** Dataset extract **
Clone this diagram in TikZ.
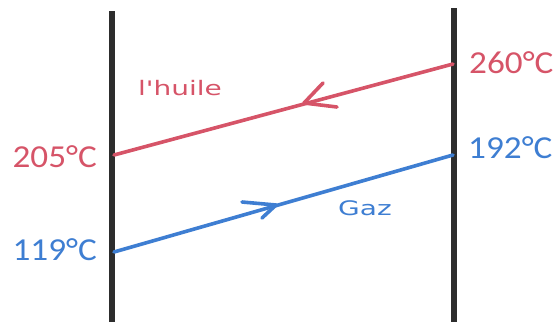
\documentclass[tikz,border=0pt]{standalone}
\usepackage{fontspec}
\setmainfont{Carlito}
\newfontfamily\labfont{DejaVu Sans}
\definecolor{oilred}{RGB}{214,84,104}
\definecolor{gasblue}{RGB}{62,126,210}
\definecolor{wallgray}{RGB}{45,45,45}
\begin{document}
\begin{tikzpicture}[x=1pt,y=-1pt,
  wall/.style={draw=wallgray,line width=6pt},
  oil/.style={draw=oilred,line width=3.6pt,line cap=round,line join=round},
  gas/.style={draw=gasblue,line width=3.6pt,line cap=round,line join=round},
  temp/.style={font=\fontsize{32}{34}\selectfont,inner sep=0pt,xscale=1.1,transform shape},
  flowlab/.style={font=\labfont\fontsize{20}{22}\selectfont,inner sep=0pt,xscale=1.4,transform shape}]
\useasboundingbox (0,0) rectangle (559,322);
% walls
\coordinate (LT) at (112,11);
\coordinate (LB) at (112,322);
\coordinate (RT) at (454,8);
\coordinate (RB) at (454,322);
\draw[wall] (LT) -- (LB);
\draw[wall] (RT) -- (RB);
% oil line
\coordinate (oilin) at (453,64);
\coordinate (oilout) at (114,155);
\draw[oil] (oilin) -- (oilout);
\coordinate (otip) at (304,103);
\coordinate (oa1) at (323,83);
\coordinate (oa2) at (337,107);
\draw[oil] (oa1) -- (otip) -- (oa2);
% gas line
\coordinate (gasin) at (114,252);
\coordinate (gasout) at (453,155);
\draw[gas] (gasin) -- (gasout);
\coordinate (gtip) at (276,205);
\coordinate (ga1) at (242,202);
\coordinate (ga2) at (262,218);
\draw[gas] (ga1) -- (gtip) -- (ga2);
% labels
\node[temp,text=oilred,anchor=east] (t205) at (97,157) {205°C};
\node[temp,text=gasblue,anchor=east] (t119) at (97,250) {119°C};
\node[temp,text=oilred,anchor=west] (t260) at (469,63) {260°C};
\node[temp,text=gasblue,anchor=west] (t192) at (468,148) {192°C};
\node[flowlab,text=oilred] (huile) at (180,88) {l'huile};
\node[flowlab,text=gasblue] (gaz) at (365,208) {Gaz};
\end{tikzpicture}
\end{document}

** Your instructions **
Drop the images and repeat the data exactly.

** Response to this exercise **
Clone this diagram in TikZ.
\documentclass[tikz,border=0pt]{standalone}
\usepackage{fontspec}
\setmainfont{Carlito}
\newfontfamily\labfont{DejaVu Sans}
\definecolor{oilred}{RGB}{214,84,104}
\definecolor{gasblue}{RGB}{62,126,210}
\definecolor{wallgray}{RGB}{45,45,45}
\begin{document}
\begin{tikzpicture}[x=1pt,y=-1pt,
  wall/.style={draw=wallgray,line width=6pt},
  oil/.style={draw=oilred,line width=3.6pt,line cap=round,line join=round},
  gas/.style={draw=gasblue,line width=3.6pt,line cap=round,line join=round},
  temp/.style={font=\fontsize{32}{34}\selectfont,inner sep=0pt,xscale=1.1,transform shape},
  flowlab/.style={font=\labfont\fontsize{20}{22}\selectfont,inner sep=0pt,xscale=1.4,transform shape}]
\useasboundingbox (0,0) rectangle (559,322);
% walls
\coordinate (LT) at (112,11);
\coordinate (LB) at (112,322);
\coordinate (RT) at (454,8);
\coordinate (RB) at (454,322);
\draw[wall] (LT) -- (LB);
\draw[wall] (RT) -- (RB);
% oil line
\coordinate (oilin) at (453,64);
\coordinate (oilout) at (114,155);
\draw[oil] (oilin) -- (oilout);
\coordinate (otip) at (304,103);
\coordinate (oa1) at (323,83);
\coordinate (oa2) at (337,107);
\draw[oil] (oa1) -- (otip) -- (oa2);
% gas line
\coordinate (gasin) at (114,252);
\coordinate (gasout) at (453,155);
\draw[gas] (gasin) -- (gasout);
\coordinate (gtip) at (276,205);
\coordinate (ga1) at (242,202);
\coordinate (ga2) at (262,218);
\draw[gas] (ga1) -- (gtip) -- (ga2);
% labels
\node[temp,text=oilred,anchor=east] (t205) at (97,157) {205°C};
\node[temp,text=gasblue,anchor=east] (t119) at (97,250) {119°C};
\node[temp,text=oilred,anchor=west] (t260) at (469,63) {260°C};
\node[temp,text=gasblue,anchor=west] (t192) at (468,148) {192°C};
\node[flowlab,text=oilred] (huile) at (180,88) {l'huile};
\node[flowlab,text=gasblue] (gaz) at (365,208) {Gaz};
\end{tikzpicture}
\end{document}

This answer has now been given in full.